(Recorded data)
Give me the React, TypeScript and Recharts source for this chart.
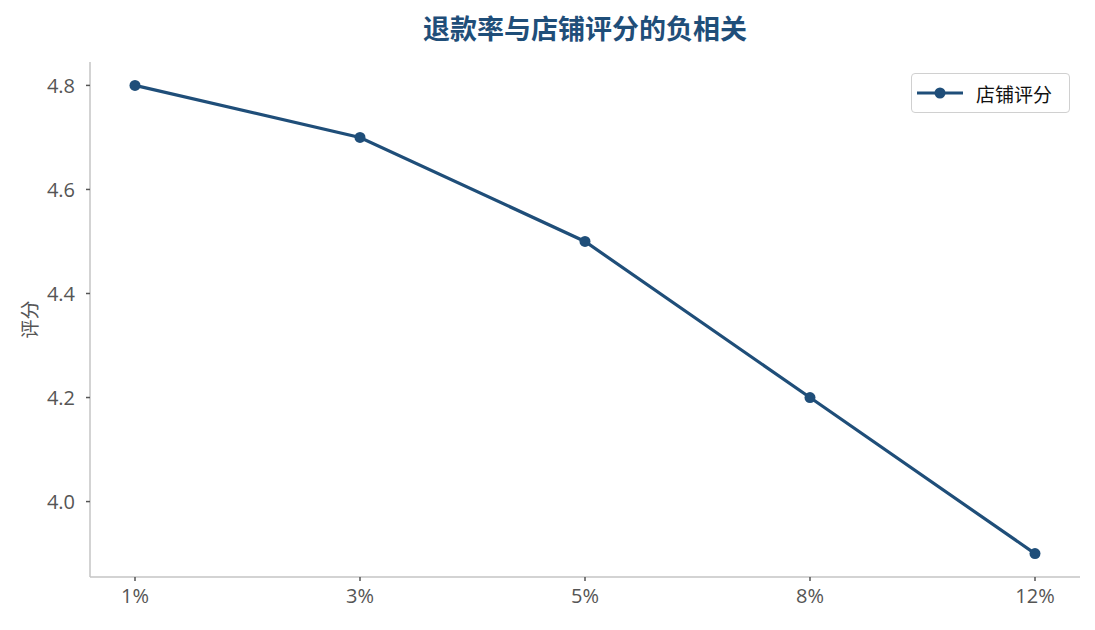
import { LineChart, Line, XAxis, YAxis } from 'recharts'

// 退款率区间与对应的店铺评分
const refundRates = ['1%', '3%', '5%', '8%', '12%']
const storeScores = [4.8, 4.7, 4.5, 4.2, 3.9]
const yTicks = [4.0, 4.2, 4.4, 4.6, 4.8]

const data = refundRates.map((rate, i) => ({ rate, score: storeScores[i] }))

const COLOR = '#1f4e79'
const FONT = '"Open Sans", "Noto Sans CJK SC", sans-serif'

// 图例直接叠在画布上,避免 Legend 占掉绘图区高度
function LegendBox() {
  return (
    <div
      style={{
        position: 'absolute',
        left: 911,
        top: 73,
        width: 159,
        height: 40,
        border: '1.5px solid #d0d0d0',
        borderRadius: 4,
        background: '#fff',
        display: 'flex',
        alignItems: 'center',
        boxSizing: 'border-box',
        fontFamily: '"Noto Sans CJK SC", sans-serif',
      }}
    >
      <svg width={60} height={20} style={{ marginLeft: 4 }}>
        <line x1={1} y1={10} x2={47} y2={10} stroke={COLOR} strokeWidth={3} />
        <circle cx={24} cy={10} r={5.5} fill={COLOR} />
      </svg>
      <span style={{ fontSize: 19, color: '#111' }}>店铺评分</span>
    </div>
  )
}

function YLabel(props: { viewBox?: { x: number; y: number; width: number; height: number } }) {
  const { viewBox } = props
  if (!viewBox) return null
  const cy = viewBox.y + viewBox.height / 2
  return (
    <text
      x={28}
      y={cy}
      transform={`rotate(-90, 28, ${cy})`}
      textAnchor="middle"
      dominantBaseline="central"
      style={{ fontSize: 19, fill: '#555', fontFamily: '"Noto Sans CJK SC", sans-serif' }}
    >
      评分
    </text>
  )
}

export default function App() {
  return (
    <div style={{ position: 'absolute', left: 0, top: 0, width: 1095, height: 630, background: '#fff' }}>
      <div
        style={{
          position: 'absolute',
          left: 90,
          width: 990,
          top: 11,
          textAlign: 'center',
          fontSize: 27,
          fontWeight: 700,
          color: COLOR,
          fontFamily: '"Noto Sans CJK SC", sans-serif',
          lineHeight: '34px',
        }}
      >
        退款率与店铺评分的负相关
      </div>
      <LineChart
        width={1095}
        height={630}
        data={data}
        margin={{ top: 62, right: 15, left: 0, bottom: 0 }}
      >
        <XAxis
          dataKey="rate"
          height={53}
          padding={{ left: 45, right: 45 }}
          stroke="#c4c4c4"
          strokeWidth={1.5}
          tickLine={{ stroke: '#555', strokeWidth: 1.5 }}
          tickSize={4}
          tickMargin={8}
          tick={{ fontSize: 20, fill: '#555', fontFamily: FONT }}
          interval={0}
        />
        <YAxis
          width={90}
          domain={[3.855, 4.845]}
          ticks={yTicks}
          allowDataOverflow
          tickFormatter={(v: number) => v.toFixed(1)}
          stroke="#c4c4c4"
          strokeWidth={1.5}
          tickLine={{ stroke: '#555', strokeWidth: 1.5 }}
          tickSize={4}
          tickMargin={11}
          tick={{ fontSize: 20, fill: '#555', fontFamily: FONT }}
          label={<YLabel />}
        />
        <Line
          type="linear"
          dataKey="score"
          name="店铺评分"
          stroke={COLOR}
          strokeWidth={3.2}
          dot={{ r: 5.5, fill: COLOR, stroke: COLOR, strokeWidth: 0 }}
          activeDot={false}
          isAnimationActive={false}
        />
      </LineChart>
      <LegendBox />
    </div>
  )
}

(Work required) Retype each line of the listing above word for word. Exclude the pictures.

(The result)
Give me the React, TypeScript and Recharts source for this chart.
import { LineChart, Line, XAxis, YAxis } from 'recharts'

// 退款率区间与对应的店铺评分
const refundRates = ['1%', '3%', '5%', '8%', '12%']
const storeScores = [4.8, 4.7, 4.5, 4.2, 3.9]
const yTicks = [4.0, 4.2, 4.4, 4.6, 4.8]

const data = refundRates.map((rate, i) => ({ rate, score: storeScores[i] }))

const COLOR = '#1f4e79'
const FONT = '"Open Sans", "Noto Sans CJK SC", sans-serif'

// 图例直接叠在画布上,避免 Legend 占掉绘图区高度
function LegendBox() {
  return (
    <div
      style={{
        position: 'absolute',
        left: 911,
        top: 73,
        width: 159,
        height: 40,
        border: '1.5px solid #d0d0d0',
        borderRadius: 4,
        background: '#fff',
        display: 'flex',
        alignItems: 'center',
        boxSizing: 'border-box',
        fontFamily: '"Noto Sans CJK SC", sans-serif',
      }}
    >
      <svg width={60} height={20} style={{ marginLeft: 4 }}>
        <line x1={1} y1={10} x2={47} y2={10} stroke={COLOR} strokeWidth={3} />
        <circle cx={24} cy={10} r={5.5} fill={COLOR} />
      </svg>
      <span style={{ fontSize: 19, color: '#111' }}>店铺评分</span>
    </div>
  )
}

function YLabel(props: { viewBox?: { x: number; y: number; width: number; height: number } }) {
  const { viewBox } = props
  if (!viewBox) return null
  const cy = viewBox.y + viewBox.height / 2
  return (
    <text
      x={28}
      y={cy}
      transform={`rotate(-90, 28, ${cy})`}
      textAnchor="middle"
      dominantBaseline="central"
      style={{ fontSize: 19, fill: '#555', fontFamily: '"Noto Sans CJK SC", sans-serif' }}
    >
      评分
    </text>
  )
}

export default function App() {
  return (
    <div style={{ position: 'absolute', left: 0, top: 0, width: 1095, height: 630, background: '#fff' }}>
      <div
        style={{
          position: 'absolute',
          left: 90,
          width: 990,
          top: 11,
          textAlign: 'center',
          fontSize: 27,
          fontWeight: 700,
          color: COLOR,
          fontFamily: '"Noto Sans CJK SC", sans-serif',
          lineHeight: '34px',
        }}
      >
        退款率与店铺评分的负相关
      </div>
      <LineChart
        width={1095}
        height={630}
        data={data}
        margin={{ top: 62, right: 15, left: 0, bottom: 0 }}
      >
        <XAxis
          dataKey="rate"
          height={53}
          padding={{ left: 45, right: 45 }}
          stroke="#c4c4c4"
          strokeWidth={1.5}
          tickLine={{ stroke: '#555', strokeWidth: 1.5 }}
          tickSize={4}
          tickMargin={8}
          tick={{ fontSize: 20, fill: '#555', fontFamily: FONT }}
          interval={0}
        />
        <YAxis
          width={90}
          domain={[3.855, 4.845]}
          ticks={yTicks}
          allowDataOverflow
          tickFormatter={(v: number) => v.toFixed(1)}
          stroke="#c4c4c4"
          strokeWidth={1.5}
          tickLine={{ stroke: '#555', strokeWidth: 1.5 }}
          tickSize={4}
          tickMargin={11}
          tick={{ fontSize: 20, fill: '#555', fontFamily: FONT }}
          label={<YLabel />}
        />
        <Line
          type="linear"
          dataKey="score"
          name="店铺评分"
          stroke={COLOR}
          strokeWidth={3.2}
          dot={{ r: 5.5, fill: COLOR, stroke: COLOR, strokeWidth: 0 }}
          activeDot={false}
          isAnimationActive={false}
        />
      </LineChart>
      <LegendBox />
    </div>
  )
}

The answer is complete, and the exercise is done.